Retype the records below from their first line through the line holding "ax.spines['top'].set_color('#8a8a8a')", including both ends and no pictures.
* Start Source material *
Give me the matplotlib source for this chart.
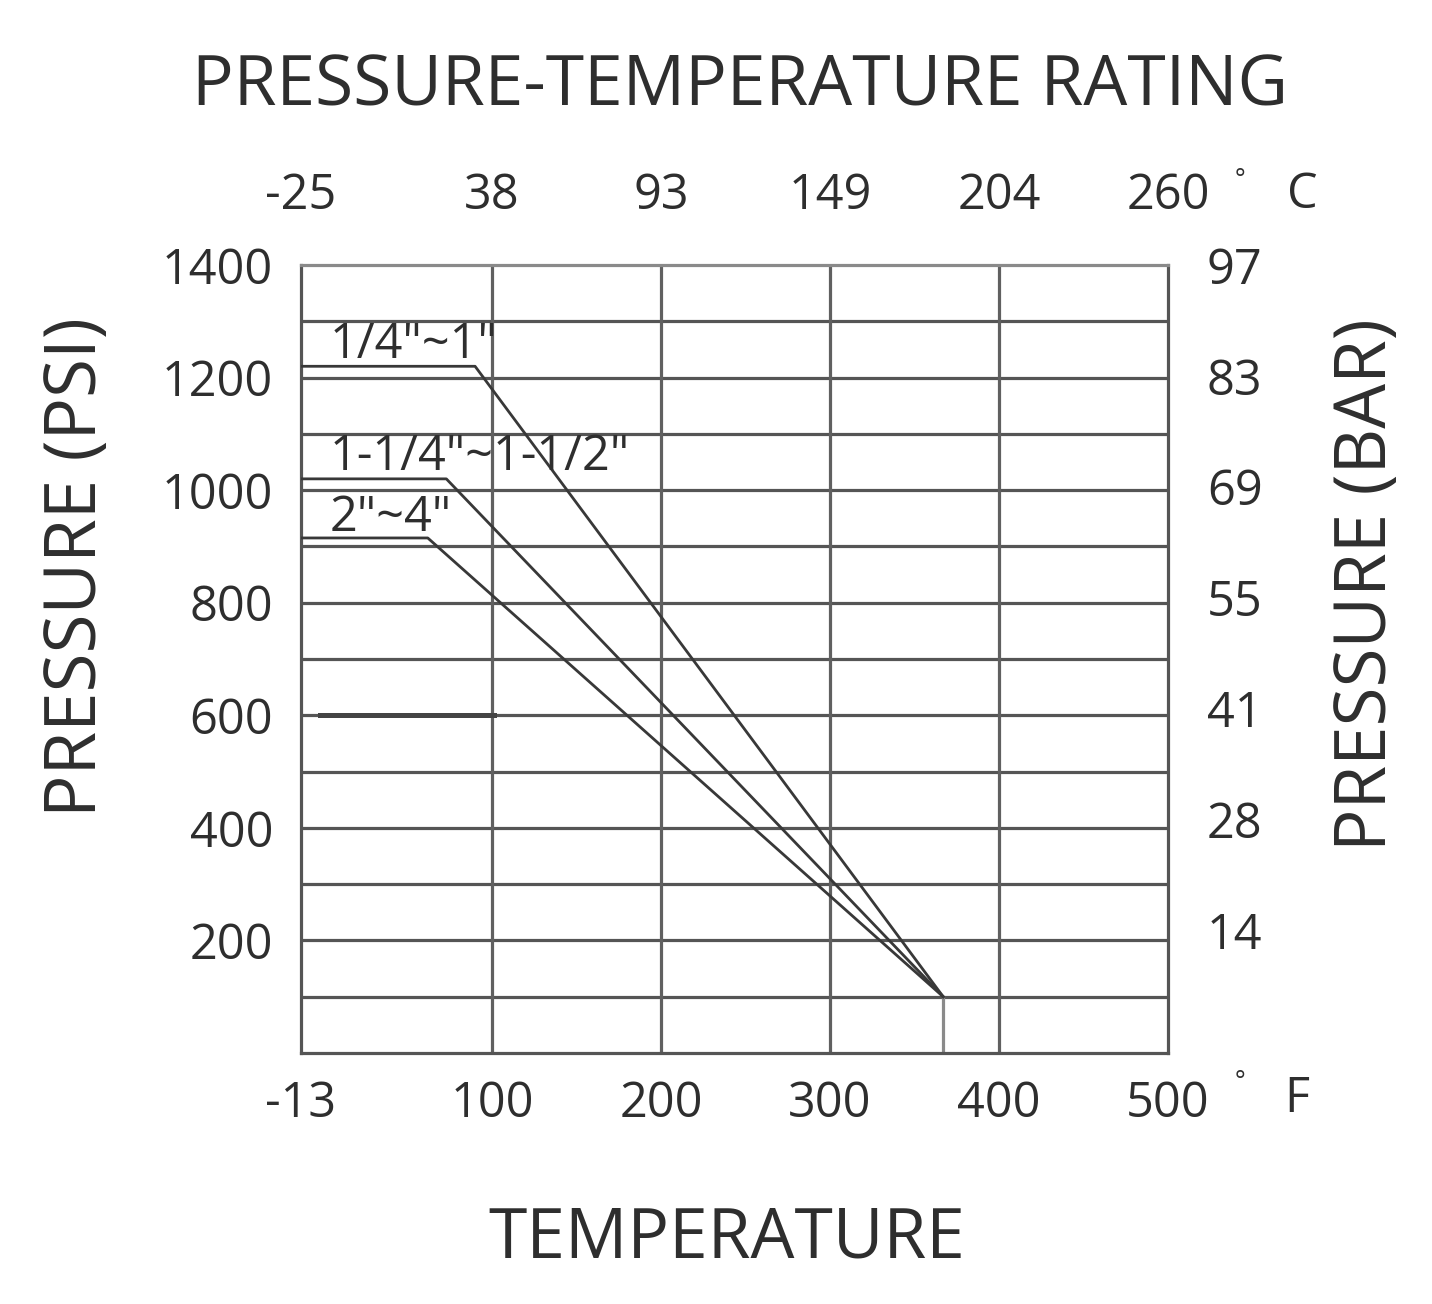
import numpy as np
import matplotlib
matplotlib.use('Agg')
import matplotlib.pyplot as plt

plt.rcParams['font.family'] = ['Open Sans', 'DejaVu Sans']

# ---- data ----
f_ticks = [-13, 100, 200, 300, 400, 500]
f_labels = ['-13', '100', '200', '300', '400', '500']
c_labels = ['-25', '38', '93', '149', '204', '260']
psi_ticks = [200, 400, 600, 800, 1000, 1200, 1400]
bar_labels = ['14', '28', '41', '55', '69', '83', '97']

sizes = ['1/4"~1"', '1-1/4"~1-1/2"', '2"~4"']
flat_psi = [1220, 1020, 915]       # rated pressure at low temp
knee_temp = [90, 73, 62]           # deg F where derating starts
end_temp = 367                      # all curves meet here
end_psi = 100
label_psi = [1213, 1014, 906]

TXT = '#2e2e2e'
GRID = '#555555'
LINE = '#383838'

fig = plt.figure(figsize=(14.32, 13.04), dpi=100)
ax = fig.add_axes([0.2102, 0.1925, 0.6054, 0.6043])
ax.set_xlim(-13, 500)
ax.set_ylim(0, 1400)

# grid
for p in range(100, 1400, 100):
    ax.axhline(p, color=GRID, lw=2.3, zorder=1)
for t in [100, 200, 300, 400]:
    ax.axvline(t, color='#606060', lw=2.3, zorder=1)
for s in ax.spines.values():
    s.set_color(GRID)
    s.set_linewidth(2.3)
ax.spines['top'].set_color('#8a8a8a')

# odd darker stroke at 600 psi
ax.plot([-2, 101], [600, 600], color='#444444', lw=3.6, zorder=2)

# rating curves
for name, fp, kt, lp in zip(sizes, flat_psi, knee_temp, label_psi):
    ax.plot([-13, kt, end_temp], [fp, fp, end_psi], color=LINE, lw=2.0, zorder=3)
    ax.text(4, lp, name, fontsize=35, color=TXT, ha='left', va='bottom', zorder=4)
ax.plot([end_temp, end_temp], [end_psi, 0], color='#8a8a8a', lw=2.3, zorder=2)

# bottom / left ticks
ax.set_xticks(f_ticks)
ax.set_xticklabels(f_labels)
ax.set_yticks(psi_ticks)
ax.set_yticklabels([str(p) for p in psi_ticks])
ax.tick_params(axis='x', length=0, pad=19, labelsize=35, labelcolor=TXT)
ax.tick_params(axis='y', length=0, pad=20, labelsize=35, labelcolor=TXT)

# top celsius axis
axt = ax.twiny()
axt.set_xlim(ax.get_xlim())
axt.set_xticks(f_ticks)
axt.set_xticklabels(c_labels)
axt.tick_params(axis='x', length=0, pad=32, labelsize=35, labelcolor=TXT)

# right bar axis
axr = ax.twinx()
axr.set_ylim(ax.get_ylim())
axr.set_yticks([p + 22 for p in psi_ticks])
axr.set_yticklabels(bar_labels)
axr.tick_params(axis='y', length=0, pad=28, labelsize=35, labelcolor=TXT)
for a in (axt, axr):
    for s in a.spines.values():
        s.set_visible(False)

# unit marks
fig.text(1240 / 1432, 1 - 180 / 1304, '°', fontsize=18, color=TXT, ha='center', va='center')
fig.text(1302 / 1432, 1 - 195 / 1304, 'C', fontsize=35, color=TXT, ha='center', va='center')
fig.text(1240 / 1432, 1 - 1082 / 1304, '°', fontsize=18, color=TXT, ha='center', va='center')
fig.text(1297 / 1432, 1 - 1099 / 1304, 'F', fontsize=35, color=TXT, ha='center', va='center')

# titles
fig.text(740 / 1432, 1 - 87 / 1304, 'PRESSURE-TEMPERATURE RATING', fontsize=50,
         color=TXT, ha='center', va='center')
fig.text(727 / 1432, 1 - 1240 / 1304, 'TEMPERATURE', fontsize=50,
         color=TXT, ha='center', va='center')
fig.text(77 / 1432, 1 - 567 / 1304, 'PRESSURE (PSI)', fontsize=51, rotation=90,
         color=TXT, ha='center', va='center')
fig.text(1367 / 1432, 1 - 585 / 1304, 'PRESSURE (BAR)', fontsize=51, rotation=90,
         color=TXT, ha='center', va='center')

plt.savefig('out.png', dpi=100)
plt.close(fig)
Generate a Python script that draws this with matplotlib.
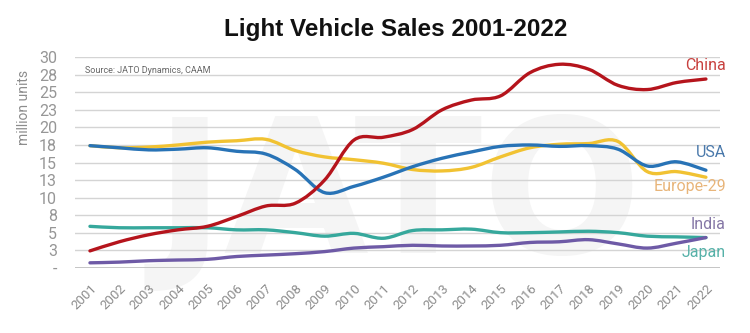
import numpy as np
import matplotlib
matplotlib.use("Agg")
import matplotlib.pyplot as plt
from matplotlib.path import Path
from matplotlib.patches import PathPatch

# sales in million units
years = list(range(2001, 2023))
china = [2.4, 3.7, 4.7, 5.4, 5.9, 7.3, 8.8, 9.2, 12.5, 18.2, 18.6, 19.7,
         22.5, 23.9, 24.5, 27.8, 29.0, 28.3, 26.0, 25.4, 26.4, 26.9]
usa = [17.4, 17.1, 16.8, 16.9, 17.1, 16.6, 16.2, 14.0, 10.7, 11.6, 12.9, 14.4,
       15.6, 16.5, 17.3, 17.5, 17.3, 17.4, 16.9, 14.5, 15.1, 13.9]
europe = [17.4, 17.1, 17.2, 17.5, 17.9, 18.1, 18.3, 16.7, 15.8, 15.4, 14.9, 14.0,
          13.8, 14.3, 15.8, 17.1, 17.6, 17.7, 18.0, 13.7, 13.7, 12.9]
india = [0.7, 0.8, 1.0, 1.1, 1.2, 1.6, 1.8, 2.0, 2.3, 2.8, 3.0, 3.2,
         3.1, 3.1, 3.2, 3.6, 3.7, 4.0, 3.4, 2.8, 3.5, 4.3]
japan = [5.9, 5.7, 5.7, 5.7, 5.7, 5.4, 5.4, 5.0, 4.5, 4.9, 4.2, 5.3,
         5.4, 5.5, 5.0, 5.0, 5.1, 5.2, 5.0, 4.5, 4.4, 4.3]

series_names = ["China", "USA", "Europe-29", "India", "Japan"]
line_colors = ["#b5141c", "#2873b6", "#f1c232", "#6e5aa6", "#36a89c"]
label_colors = ["#c8413f", "#4a79ab", "#e8b57a", "#8577a6", "#56b1a8"]
label_y = [28.8, 16.4, 11.6, 6.1, 2.2]

yticks = np.arange(0, 30.1, 2.5)
ytick_labels = ["-", "3", "5", "8", "10", "13", "15", "18", "20", "23", "25", "28", "30"]

plt.rcParams['font.family'] = ['Roboto', 'DejaVu Sans']


# smooth curve through the points (Catmull-Rom as bezier segments)
def smooth_path(xs, ys):
    pts = np.column_stack([xs, ys]).astype(float)
    verts = [pts[0]]
    codes = [Path.MOVETO]
    n = len(pts)
    for i in range(n - 1):
        p0 = pts[i - 1] if i > 0 else pts[i]
        p1 = pts[i]
        p2 = pts[i + 1]
        p3 = pts[i + 2] if i + 2 < n else pts[i + 1]
        verts += [p1 + (p2 - p0) / 6, p2 - (p3 - p1) / 6, p2]
        codes += [Path.CURVE4] * 3
    return Path(verts, codes)


fig = plt.figure(figsize=(7.5, 3.33), dpi=100)
ax = fig.add_axes([0.1, 0.196, 0.86, 0.632])

# faint watermark
ax.text(2011.5, 9.5, "JATO", fontsize=135, fontweight="bold", color="#f5f5f5",
        ha="center", va="center", zorder=0, family="DejaVu Sans")

for vals, col in zip([japan, india, europe, usa, china], line_colors[::-1]):
    ax.add_patch(PathPatch(smooth_path(years, vals), fill=False, edgecolor=col,
                           lw=2.4, capstyle="round", zorder=3))

for name, col, ly in zip(series_names, label_colors, label_y):
    ax.text(2022.68, ly, name, color=col, fontsize=11.5, ha="right", va="center",
            clip_on=False)

ax.set_xlim(2000.49, 2022.48)
ax.set_ylim(0, 30)
ax.set_yticks(yticks)
ax.set_yticklabels(ytick_labels)
ax.set_xticks(years)
ax.set_xticklabels([str(y) for y in years], rotation=45, ha="right",
                   rotation_mode="anchor")
ax.tick_params(axis="y", length=0, pad=13, labelsize=11.5, labelcolor="#969696")
ax.tick_params(axis="x", length=0, pad=10, labelsize=9.5, labelcolor="#8c8c8c")
ax.grid(axis="y", color="#d4d4d4", lw=1, zorder=1)
ax.set_axisbelow(True)
for s in ax.spines.values():
    s.set_visible(False)
ax.axhline(0, color="#bdbdbd", lw=1.2, zorder=2)

ax.set_ylabel("million units", color="#8c8c8c", fontsize=10)
ax.yaxis.set_label_coords(-0.068, 0.76)

ax.text(0.015, 0.935, "Source: JATO Dynamics, CAAM", transform=ax.transAxes,
        fontsize=6.5, color="#666666", va="center")

fig.text(0.527, 0.91, "Light Vehicle Sales 2001-2022", ha="center", va="center",
         fontsize=17.5, fontweight="bold", family="Liberation Sans", color="#111111")

fig.savefig("out.png", dpi=100, facecolor="white")
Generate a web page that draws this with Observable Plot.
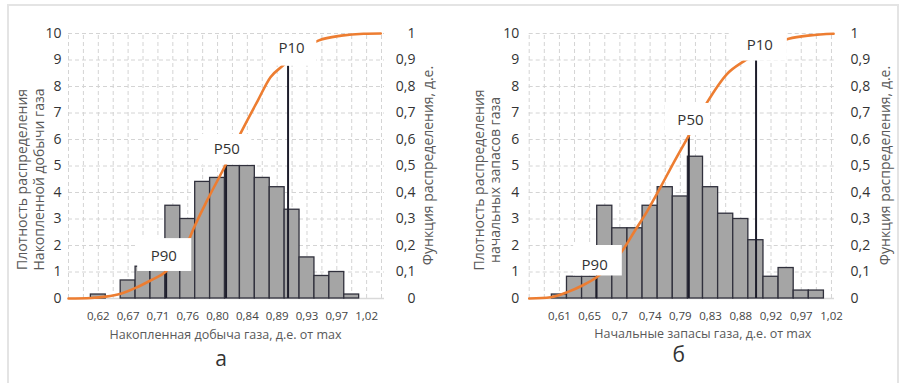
* End Source material *
Full response =>
Give me the matplotlib source for this chart.
import numpy as np
import matplotlib
matplotlib.use('Agg')
import matplotlib.pyplot as plt

plt.rcParams['font.family'] = ['Open Sans', 'DejaVu Sans']

# ---- data ----
f_ticks = [-13, 100, 200, 300, 400, 500]
f_labels = ['-13', '100', '200', '300', '400', '500']
c_labels = ['-25', '38', '93', '149', '204', '260']
psi_ticks = [200, 400, 600, 800, 1000, 1200, 1400]
bar_labels = ['14', '28', '41', '55', '69', '83', '97']

sizes = ['1/4"~1"', '1-1/4"~1-1/2"', '2"~4"']
flat_psi = [1220, 1020, 915]       # rated pressure at low temp
knee_temp = [90, 73, 62]           # deg F where derating starts
end_temp = 367                      # all curves meet here
end_psi = 100
label_psi = [1213, 1014, 906]

TXT = '#2e2e2e'
GRID = '#555555'
LINE = '#383838'

fig = plt.figure(figsize=(14.32, 13.04), dpi=100)
ax = fig.add_axes([0.2102, 0.1925, 0.6054, 0.6043])
ax.set_xlim(-13, 500)
ax.set_ylim(0, 1400)

# grid
for p in range(100, 1400, 100):
    ax.axhline(p, color=GRID, lw=2.3, zorder=1)
for t in [100, 200, 300, 400]:
    ax.axvline(t, color='#606060', lw=2.3, zorder=1)
for s in ax.spines.values():
    s.set_color(GRID)
    s.set_linewidth(2.3)
ax.spines['top'].set_color('#8a8a8a')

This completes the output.